Nikaidō (二階堂) is the name of one of the administrative units ("towns", chō or machi) of Kamakura, a city located in Kanagawa, Japan, about 50 km south-south-west of Tokyo. Nikaidō lies immediately to the east of Nishi Mikado and Yukinoshita, and used to be called Higashi Mikado. The name is still sometimes used. In it lie famous temples and shrines like Zuisen-ji, Egara Tenjinsha, Kamakura-gū and Kakuon-ji. It's in Nikaidō that first Kamakura shōgun Minamoto no Yoritomo built Yōfuku-ji (永福寺), one of his most important temples. It was probably part, together with Yukinoshita, of the Ōkura Valley that gave its name to the Ōkura Bakufu, Yoritomo's first government.

==Etymology of the name==
After his wars with the Taira clan and Ōshū's Fujiwara clan, in 1189 shōgun Yoritomo founded a temple called Yōfuku-ji to comfort the souls of the samurai that had died in them. The temple was erected in a location next to today's Kamakura-gū. Its main hall was a two-story building called Nikaidō, which was copied from Chuson-ji's Daichō-in Nikaidō (大寿院二階堂) in Hiraizumi, a building the shōgun had greatly admired. In time, that famous building gave its name to the entire area where it stood. According to another theory, however, the name comes from that of an important clan vassal of the Minamoto, also called Nikaidō, because that's where the clan's mansion used to stand.
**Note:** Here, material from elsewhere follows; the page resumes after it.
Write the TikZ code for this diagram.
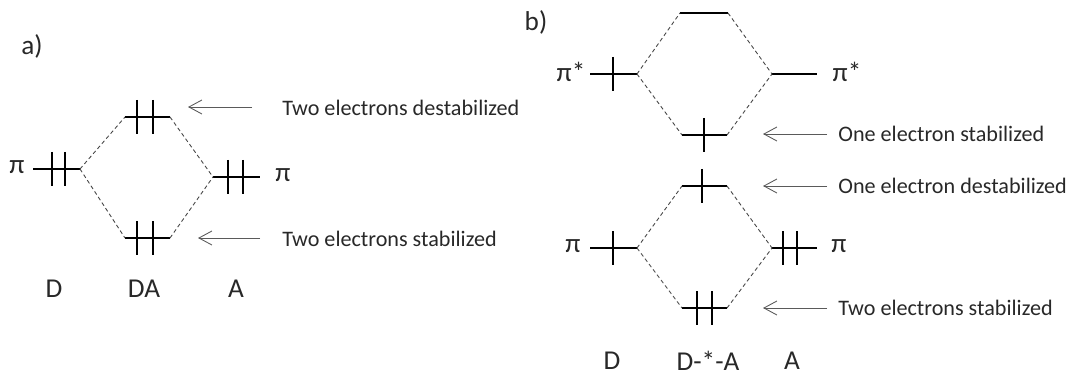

Yōfuku-ji was expanded several times, finally becoming a great temple with many pavilions and a great artificial lake. It was often visited by Yoritomo, his wife Hōjō Masako, and their descendants, who liked spending time there. The temple no longer exists, but exactly when and how it was destroyed isn't known. We do know that at the end of the Muromachi period it stopped appearing in written records and that it burned down many times, the last we know of in 1405. The area where it used to stand is now public property, and the city of Kamakura plans to turn it into an historical park.